CNN didn’t talk to a single advocate for the Undead, or a member of their community in good standing. Why? I can only imagine it would have undermined their intended theme, which is ‘Zombies Bad, Living people good, Spirituality, Yay!’ or something along those lines.

Fairly repulsive really.

More interesting, if still unfair to Zombies, is a short piece linked from the CNN article at Religion Dispatches.org, called ‘Toward a Zombie Theology‘. While still pandering to unfair stereotypes about the Differently Animated (and using The Walking Dead as a source material, for crying out loud), the piece attempts to address the dilemma that Zombies might pose for a traditionally dualistic religiously inspired worldview:

So does this leave theology out in the cold? The dominant theological understanding for anthropology in Christianity is still dualistic, a synthesis of the physical body and an immaterial spirit or soul, but in recent years those advocating a monistic view of human nature have arisen, articulating a perspective they call “nonreductive physicalism.” This view, advocated by scholars like Fuller Seminary’s Nancey Murphy, recognizes the significance of the cognitive neurosciences that have cast doubt on philosophical and theological concepts of the soul, but argues for human significance and the divine as opposed to materialist interpretations in the field.

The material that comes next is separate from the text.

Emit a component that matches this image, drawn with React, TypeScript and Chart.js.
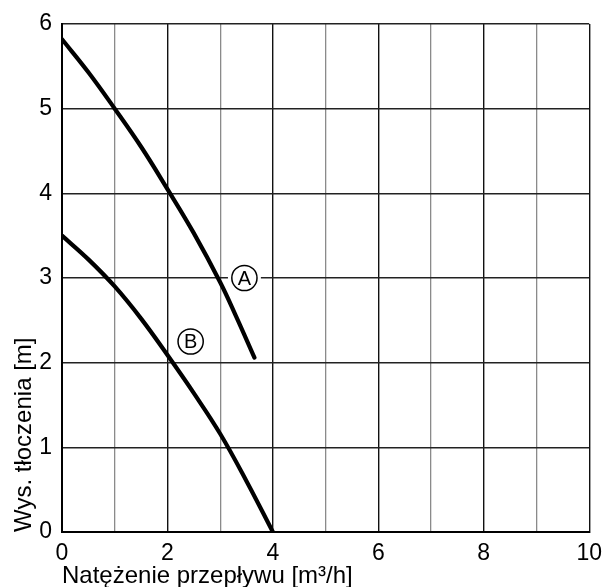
import React, { useEffect, useRef } from "react";
import { Chart, registerables } from "chart.js";

Chart.register(...registerables);

const curveAX = [0, 0.5, 1, 1.5, 2, 2.5, 3, 3.3, 3.65];
const curveAY = [5.82, 5.43, 5.0, 4.55, 4.05, 3.53, 2.95, 2.55, 2.06];
const curveBX = [0, 0.5, 1, 1.5, 2, 2.5, 3, 3.5, 4];
const curveBY = [3.5, 3.22, 2.9, 2.52, 2.09, 1.64, 1.16, 0.6, 0];

const markerNames = ["A", "B"];
const markerX = [3.46, 2.44];
const markerY = [3.0, 2.25];

const xTitle = "Natężenie przepływu [m³/h]";
const yTitle = "Wys. tłoczenia [m]";
const xMin = 0, xMax = 10, yMin = 0, yMax = 6;

const FONT = "'Liberation Sans', Arial, sans-serif";

const markerPlugin = {
  id: "markers",
  afterDatasetsDraw(chart: any) {
    const ctx = chart.ctx;
    const xs = chart.scales.x, ys = chart.scales.y;
    ctx.save();
    markerNames.forEach((name, i) => {
      const px = xs.getPixelForValue(markerX[i]);
      const py = ys.getPixelForValue(markerY[i]);
      ctx.beginPath();
      ctx.fillStyle = "#fff";
      ctx.arc(px, py, 16.5, 0, Math.PI * 2);
      ctx.fill();
      ctx.beginPath();
      ctx.strokeStyle = "#000";
      ctx.lineWidth = 1.5;
      ctx.arc(px, py, 12.6, 0, Math.PI * 2);
      ctx.stroke();
      ctx.fillStyle = "#000";
      ctx.font = `20px ${FONT}`;
      ctx.textAlign = "center";
      ctx.textBaseline = "middle";
      ctx.fillText(name, px, py + 1);
    });
    ctx.restore();
  },
};

export default function App() {
  const ref = useRef<HTMLCanvasElement>(null);
  useEffect(() => {
    if (!ref.current) return;
    const chart = new Chart(ref.current, {
      type: "line",
      data: {
        datasets: [
          {
            label: "A",
            data: curveAX.map((x, i) => ({ x, y: curveAY[i] })),
            borderColor: "#000",
            borderWidth: 4.2,
            pointRadius: 0,
            tension: 0.4,
            borderCapStyle: "round",
            fill: false,
          },
          {
            label: "B",
            data: curveBX.map((x, i) => ({ x, y: curveBY[i] })),
            borderColor: "#000",
            borderWidth: 4.2,
            pointRadius: 0,
            tension: 0.4,
            borderCapStyle: "round",
            fill: false,
          },
        ],
      },
      options: {
        responsive: false,
        animation: false,
        events: [],
        layout: { padding: { top: 24, right: 19, left: 0, bottom: 0 } },
        plugins: { legend: { display: false }, tooltip: { enabled: false } },
        scales: {
          x: {
            type: "linear",
            min: xMin,
            max: xMax,
            afterFit: (s: any) => { s.height = 55; },
            ticks: {
              stepSize: 1,
              autoSkip: false,
              maxRotation: 0,
              padding: 8,
              color: "#000",
              font: { family: FONT, size: 23 },
              callback: (v: any) => (Number(v) % 2 === 0 ? String(v) : ""),
            },
            grid: {
              drawTicks: false,
              color: (c: any) => (c.tick && c.tick.value % 2 === 0 ? "#111" : "#8a8a8a"),
              lineWidth: (c: any) => (c.tick && c.tick.value % 2 === 0 ? 1.4 : 1.3),
            },
            border: { color: "#000", width: 2 },
            title: {
              display: true,
              text: xTitle,
              align: "start",
              color: "#000",
              font: { family: FONT, size: 24 },
              padding: { top: 0, bottom: -4 },
            },
          },
          y: {
            type: "linear",
            min: yMin,
            max: yMax,
            afterFit: (s: any) => { s.width = 62; },
            ticks: {
              stepSize: 1,
              padding: 10,
              color: "#000",
              font: { family: FONT, size: 23 },
            },
            grid: { drawTicks: false, color: "#222", lineWidth: 1.4 },
            border: { color: "#000", width: 2 },
            title: {
              display: true,
              text: yTitle,
              align: "start",
              color: "#000",
              font: { family: FONT, size: 24 },
              padding: { top: 10, bottom: 0 },
            },
          },
        },
      },
      plugins: [markerPlugin],
    } as any);
    return () => chart.destroy();
  }, []);
  return (
    <div style={{ position: "fixed", left: 0, top: 0, width: 610, height: 587, background: "#fff" }}>
      <canvas ref={ref} width={610} height={587} />
    </div>
  );
}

In other words, the crux of the problem is the same whether you adhere to the outdated notions that Zombies are inhuman eating machines or a more enlightened view such as our own: since so much of what we consider to make a person a person stems, demonstrably, from empirical sources, what implications does that have for religion? In the traditional view of Romero style Zombies, this seems to argue against the existence of a soul, since parts of a person remain after death; from our take, since the person remains whether alive or dead unless physically destroyed, it also seems that the body is the crux of the issue, and not an undetectable energy of some sort that traditionally is viewed as leaving after life expires.

Again, however, it might be nice to ask a Zombie, theologian or no, for their perspective on the matter. At least this piece poses thoughtful questions rather than inciting the reader to violence. (Cincinnati Zombies should watch out for this Professor, she seems dangerous).

Yet again we see the media failing to serve one of the most vulnerable populations in America, and yet again, as we have so frequently seen, the Academy fails the Differently Animated, both in terms of intellect and reasoning, and in terms of empathy.

So sad.


About The Author

The role of 'Administrator' will be played tonight by John Sears, currently serving as President of The Zombie Rights Campaign.

Comments

3 Responses to “CNN Talks About Zombie Theology?”

  1. david murphy says:

    hello? it was a joke. it was intended to make folks laugh. oh well…

  2. John Sears says:

    Which part, and which folks?

    We don’t particularly appreciate jokes made at the expense of the Differently Animated here at the ZRC at any rate, but it’s hard to see your argument that Zombies have no souls and are thus unrestrained violent savages as humor, except, perhaps, of the most offensive and Living Supremacist sort.

    Which definitely wouldn’t make a Zombie Rights advocacy group your target audience anyway.

    If you want *us* to laugh, we’re partial to humor that doesn’t describe an entire group of people as soulless automatons merely for lacking a pulse. Humanity doesn’t equate to having a heartbeat, good sir.